When one of the joint authors passes, the rights to the work function like a tenancy in common. What this means is that if one of the joint authors dies, their share is conveyed to their heirs, not the other authors who are still alive.

There is precedent that it can be difficult for a contributor to a collective work to qualify as a joint author. The contributor's claims as a joint author can be defeated if any of the other contributors did not want to share authorship and made that clear in some way.

In the case of a “work for hire,” the author under U.S. copyright law is the person who employed or commissioned the creator of the work, rather than the actual creator of the work.

There are two exclusive ways a work can be a work for hire:

  1. A work is a work for hire if it is created by an employee who is acting within the scope of their employment. For example, if someone who works at an advertising agency creates an advertisement at work, that advertisement is a work for hire at its inception.
  2. A work is a work for hire if an independent contractor is commissioned to create it “for use as a contribution to a collective work, as a part of a motion picture or other audiovisual work, as a translation, as a supplementary work (e.g., foreword, illustration), as a compilation, as an instructional text, as a test, as an answer material for a test, or as an atlas,” and the commissioner and the creator of the work agreed in writing that it would be treated as a work for hire.
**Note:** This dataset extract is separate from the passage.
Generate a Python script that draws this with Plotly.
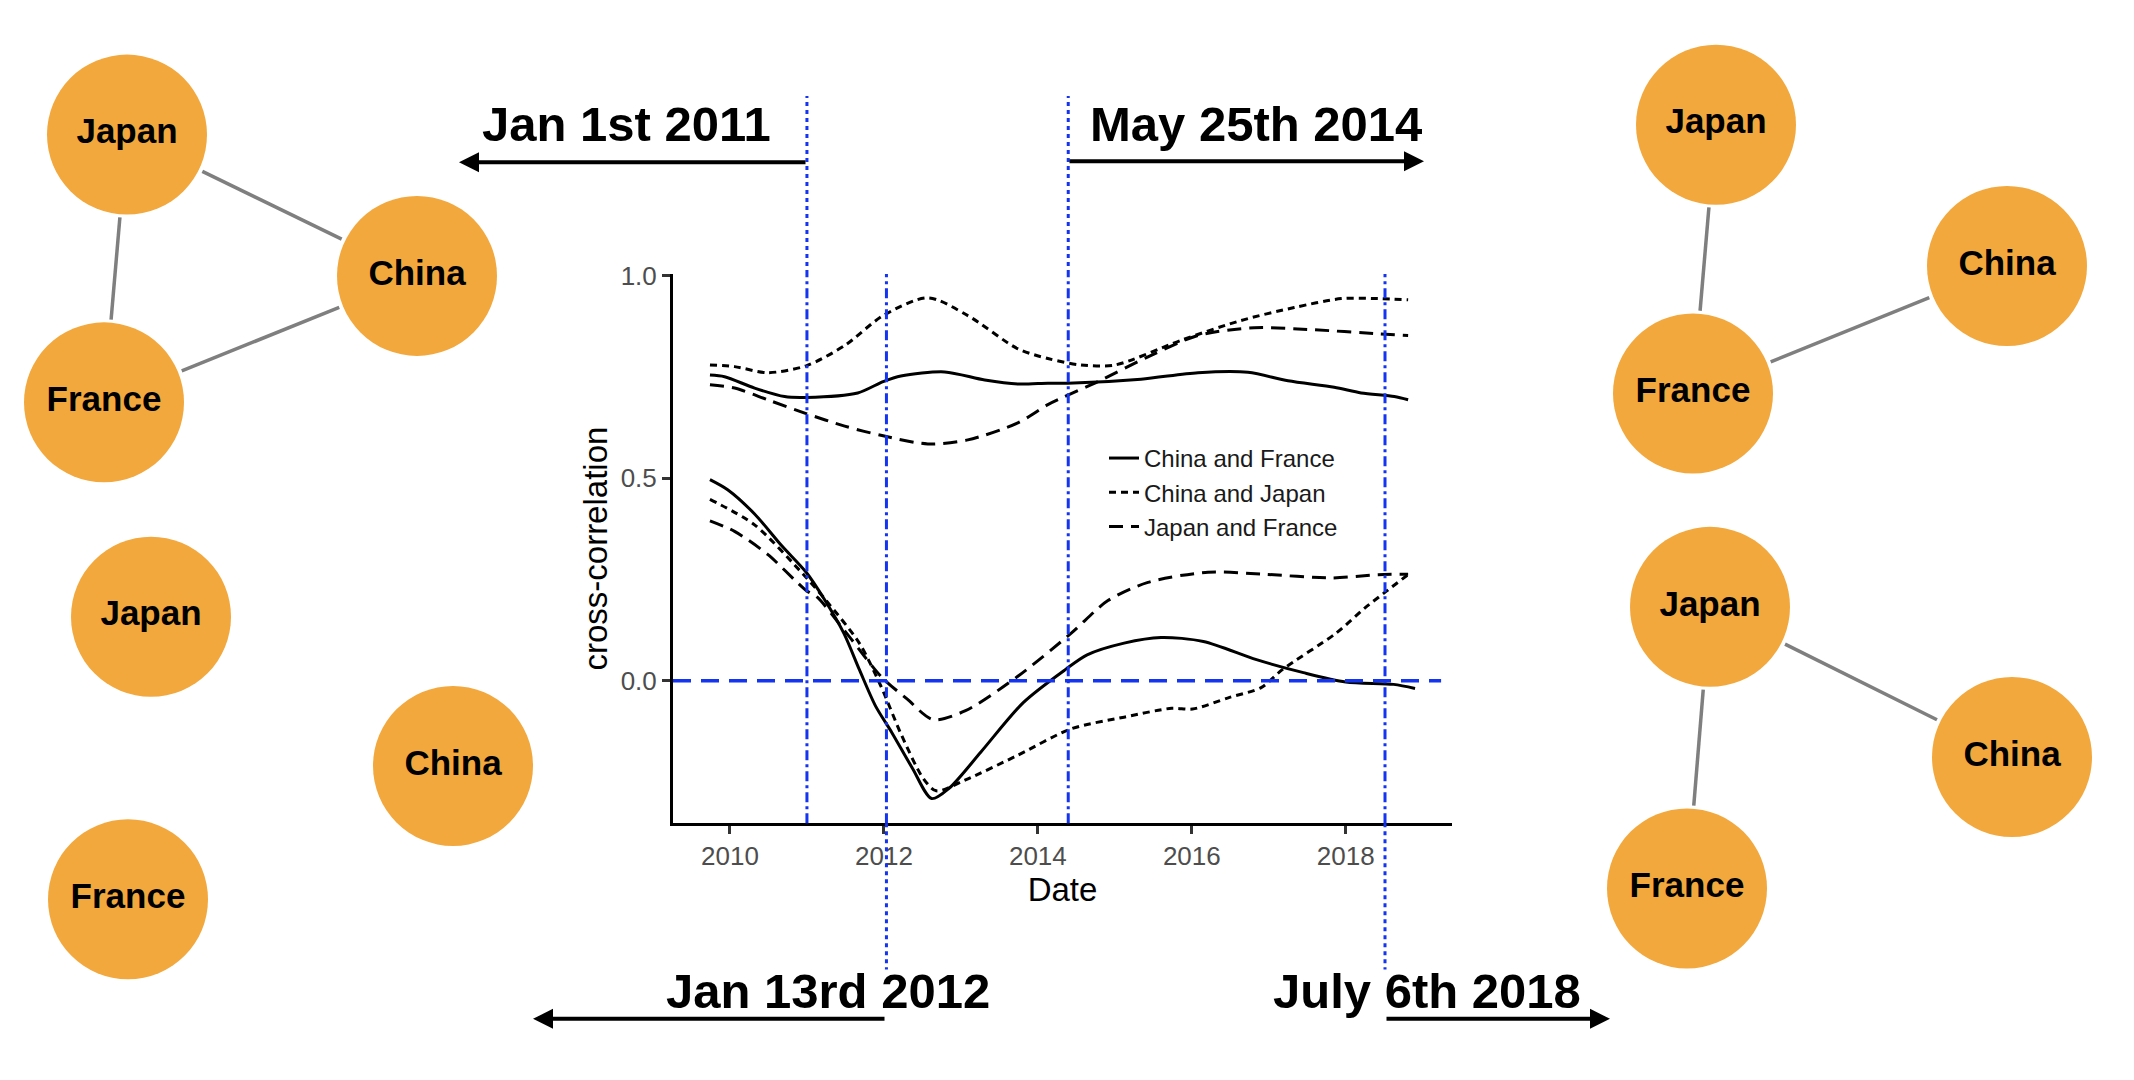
import plotly.graph_objects as go
from datetime import date

W, H = 2134, 1080

# ---- cross-correlation curves (decimal year, value) ----
cf_hi_x = [2009.74, 2009.93, 2010.32, 2010.71, 2010.99, 2011.66, 2011.99, 2012.22, 2012.79, 2013.31,
           2013.74, 2014.13, 2014.39, 2015.34, 2016.08, 2016.73, 2017.25, 2017.85, 2018.20, 2018.63, 2018.81]
cf_hi_y = [0.755, 0.751, 0.723, 0.702, 0.700, 0.711, 0.739, 0.753, 0.763, 0.743,
           0.733, 0.735, 0.735, 0.745, 0.761, 0.762, 0.741, 0.725, 0.711, 0.702, 0.694]

cj_hi_x = [2009.74, 2010.06, 2010.49, 2010.99, 2011.49, 2011.99, 2012.57, 2013.09, 2013.74, 2014.13,
           2014.56, 2015.00, 2015.86, 2016.64, 2017.33, 2017.94, 2018.42, 2018.81]
cj_hi_y = [0.780, 0.776, 0.761, 0.778, 0.828, 0.902, 0.946, 0.902, 0.820, 0.796,
           0.780, 0.780, 0.841, 0.890, 0.922, 0.944, 0.944, 0.941]

jf_hi_x = [2009.74, 2010.06, 2010.49, 2010.99, 2011.49, 2011.99, 2012.57, 2013.09, 2013.74, 2014.13,
           2014.35, 2014.78, 2015.43, 2016.08, 2016.81, 2017.59, 2018.42, 2018.81]
jf_hi_y = [0.731, 0.723, 0.694, 0.660, 0.629, 0.605, 0.585, 0.595, 0.637, 0.682,
           0.702, 0.739, 0.800, 0.853, 0.872, 0.867, 0.857, 0.853]

cf_lo_x = [2009.74, 2009.97, 2010.32, 2010.67, 2010.99, 2011.23, 2011.48, 2011.68, 2011.89, 2012.10,
           2012.37, 2012.62, 2012.85, 2013.26, 2013.81, 2014.36, 2014.64, 2015.12, 2015.60, 2016.15,
           2016.84, 2017.45, 2018.00, 2018.62, 2018.90]
cf_lo_y = [0.497, 0.472, 0.412, 0.334, 0.268, 0.200, 0.117, 0.028, -0.062, -0.127,
           -0.216, -0.291, -0.265, -0.176, -0.054, 0.028, 0.064, 0.093, 0.107, 0.097,
           0.052, 0.020, -0.003, -0.009, -0.019]

cj_lo_x = [2009.74, 2010.32, 2010.99, 2011.25, 2011.68, 2011.96, 2012.23, 2012.51, 2012.68, 2013.06,
           2013.74, 2014.43, 2015.12, 2015.74, 2016.01, 2016.49, 2016.90, 2017.18, 2017.87, 2018.25,
           2018.52, 2018.85]
cj_lo_y = [0.448, 0.385, 0.255, 0.198, 0.093, -0.013, -0.135, -0.241, -0.272, -0.245,
           -0.184, -0.119, -0.090, -0.068, -0.070, -0.041, -0.017, 0.028, 0.117, 0.180,
           0.220, 0.268]

jf_lo_x = [2009.74, 2010.06, 2010.49, 2010.99, 2011.13, 2011.55, 2011.96, 2012.30, 2012.64, 2013.06,
           2013.74, 2014.43, 2014.91, 2015.43, 2016.21, 2016.94, 2017.81, 2018.42, 2018.81]
jf_lo_y = [0.395, 0.369, 0.312, 0.223, 0.207, 0.109, 0.011, -0.045, -0.096, -0.074,
           0.011, 0.117, 0.198, 0.243, 0.268, 0.263, 0.254, 0.262, 0.263]

pair_names = ["China and France", "China and Japan", "Japan and France"]
x_ticks = [2010, 2012, 2014, 2016, 2018]
y_ticks = [0.0, 0.5, 1.0]

# ---- marked dates ----
event_dates = [date(2011, 1, 1), date(2012, 1, 13), date(2014, 5, 25), date(2018, 7, 6)]
event_labels = ["Jan 1st 2011", "Jan 13rd 2012", "May 25th 2014", "July 6th 2018"]

# ---- network snapshots (pixel positions on the page) ----
countries = ["Japan", "China", "France"]
node_x = [[119, 409, 96], [143, 445, 120], [1708, 1999, 1685], [1702, 2004, 1679]]
node_y = [[115, 258, 386], [603, 754, 889], [105, 248, 377], [593, 745, 878]]
edges = [[(0, 1), (0, 2), (2, 1)], [], [(0, 2), (2, 1)], [(0, 1), (0, 2)]]

BLUE = "#1434f0"
ORANGE = "#f2a83c"
R = 80
FONT = "Liberation Sans, Arial, sans-serif"


def dec_year(d):
    start = date(d.year, 1, 1)
    days = (date(d.year + 1, 1, 1) - start).days
    return d.year + (d - start).days / days


fig = go.Figure()

series = [(cf_hi_x, cf_hi_y, cf_lo_x, cf_lo_y, "solid"),
          (cj_hi_x, cj_hi_y, cj_lo_x, cj_lo_y, "7px,5px"),
          (jf_hi_x, jf_hi_y, jf_lo_x, jf_lo_y, "14px,8px")]
for name, (hx, hy, lx, ly, dash) in zip(pair_names, series):
    for k, (xs, ys) in enumerate([(hx, hy), (lx, ly)]):
        fig.add_trace(go.Scatter(
            x=xs, y=ys, mode="lines", name=name, legendgroup=name, showlegend=(k == 0),
            line=dict(color="black", width=3, dash=dash, shape="spline", smoothing=0.8),
            xaxis="x", yaxis="y"))

# network edges
for g in range(len(node_x)):
    ex, ey = [], []
    for a, b in edges[g]:
        x0, y0, x1, y1 = node_x[g][a], node_y[g][a], node_x[g][b], node_y[g][b]
        L = ((x1 - x0) ** 2 + (y1 - y0) ** 2) ** 0.5
        ux, uy = (x1 - x0) / L, (y1 - y0) / L
        off = R + 4
        ex += [x0 + ux * off, x1 - ux * off, None]
        ey += [y0 + uy * off, y1 - uy * off, None]
    if ex:
        fig.add_trace(go.Scatter(x=ex, y=ey, mode="lines", showlegend=False,
                                 line=dict(color="#7f7f7f", width=3.5),
                                 xaxis="x2", yaxis="y2", hoverinfo="skip"))

# network nodes
for g in range(len(node_x)):
    fig.add_trace(go.Scatter(
        x=node_x[g], y=node_y[g], mode="markers+text", showlegend=False,
        text=["<b>%s</b>" % c for c in countries],
        textposition="middle center",
        textfont=dict(family=FONT, size=35, color="black"),
        marker=dict(size=2 * R, color=ORANGE, line=dict(width=0)),
        xaxis="x2", yaxis="y2", hoverinfo="skip"))

shapes = []
shapes.append(dict(type="line", xref="x domain", yref="y", x0=0, x1=0.986, y0=0, y1=0,
                   line=dict(color=BLUE, width=3.5, dash="18px,10px")))
ev_x = [dec_year(d) for d in event_dates]
ev_above = [True, False, True, False]
for xv, above in zip(ev_x, ev_above):
    shapes.append(dict(type="line", xref="x", yref="y domain", x0=xv, x1=xv, y0=0, y1=1,
                       line=dict(color=BLUE, width=3, dash="10px,4px,3px,4px")))
    if above:
        y0, y1 = 1 - 256 / H, 1 - 76 / H
    else:
        y0, y1 = 1 - 812 / H, 1 - 960 / H
    shapes.append(dict(type="line", xref="x", yref="paper", x0=xv, x1=xv, y0=y0, y1=y1,
                       line=dict(color=BLUE, width=3, dash="4px,4px")))

# date labels and arrows (pixel layout)
lab_x = [618, 820, 1248, 1419]
lab_y = [104, 982, 104, 982]
arrow_tail = [799, 878, 1060, 1377]
arrow_head = [451, 525, 1416, 1602]
arrow_y = [143, 1010, 142, 1010]
annotations = []
for i, txt in enumerate(event_labels):
    annotations.append(dict(x=lab_x[i], y=lab_y[i], xref="x2", yref="y2", text="<b>%s</b>" % txt,
                            showarrow=False, font=dict(family=FONT, size=49, color="black")))
    annotations.append(dict(x=arrow_head[i], y=arrow_y[i], ax=arrow_tail[i], ay=arrow_y[i],
                            xref="x2", yref="y2", axref="x2", ayref="y2", text="",
                            showarrow=True, arrowhead=2, arrowsize=1.0, arrowwidth=4,
                            arrowcolor="black", standoff=0, startstandoff=0))

axis_font = dict(family=FONT, size=26, color="#4d4d4d")
title_font = dict(family=FONT, size=33, color="black")

fig.update_layout(
    width=W, height=H,
    margin=dict(l=0, r=0, t=0, b=0),
    paper_bgcolor="white", plot_bgcolor="rgba(0,0,0,0)",
    xaxis=dict(domain=[665 / W, 1444 / W], range=[2009.26, 2019.38], anchor="y",
               tickvals=x_ticks, ticktext=[str(t) for t in x_ticks],
               showline=True, linecolor="black", linewidth=3, ticks="outside", ticklen=8,
               tickwidth=2.5, tickcolor="#333333", showgrid=False, zeroline=False,
               tickfont=axis_font, title=dict(text="Date", font=title_font, standoff=6)),
    yaxis=dict(domain=[1 - 812 / H, 1 - 256 / H], range=[-0.352, 1.005], anchor="x",
               tickvals=y_ticks, ticktext=["%.1f" % t for t in y_ticks],
               showline=True, linecolor="black", linewidth=3, ticks="outside", ticklen=8,
               tickwidth=2.5, tickcolor="#333333", showgrid=False, zeroline=False,
               tickfont=axis_font, title=dict(text="cross-correlation", font=title_font, standoff=4)),
    xaxis2=dict(domain=[0, 1], range=[0, W], anchor="y2", visible=False, fixedrange=True),
    yaxis2=dict(domain=[0, 1], range=[H, 0], anchor="x2", visible=False, fixedrange=True),
    legend=dict(x=1096 / W, y=1 - 420 / H, xanchor="left", yanchor="top",
                bgcolor="rgba(0,0,0,0)", tracegroupgap=0,
                font=dict(family=FONT, size=24, color="#1a1a1a")),
    shapes=shapes,
    annotations=annotations,
)

fig.write_html("out.html")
Neither moral rights nor termination provisions are applicable to works for hire. Duration of copyright protection for a work for hire is 95 years from first publication or 120 years from creation, whichever results in a shorter term.

In the first exclusive way a work can be a work for hire above, courts have noted that to determine if a party is considered an employee, the hiring party would have the right to control the means of the work that party creates. Other factors that courts have viewed as determinative of an employer/employee relationship (though no one factor has been determinative) include the skill required for the work, source of the tools, location of the labor, duration of the relationship of the two parties, right to assign additional projects, control over hours of work, method of payment, role in hiring assistants, business of the hiring party, the provision of employee benefits, and tax treatment of the hired party.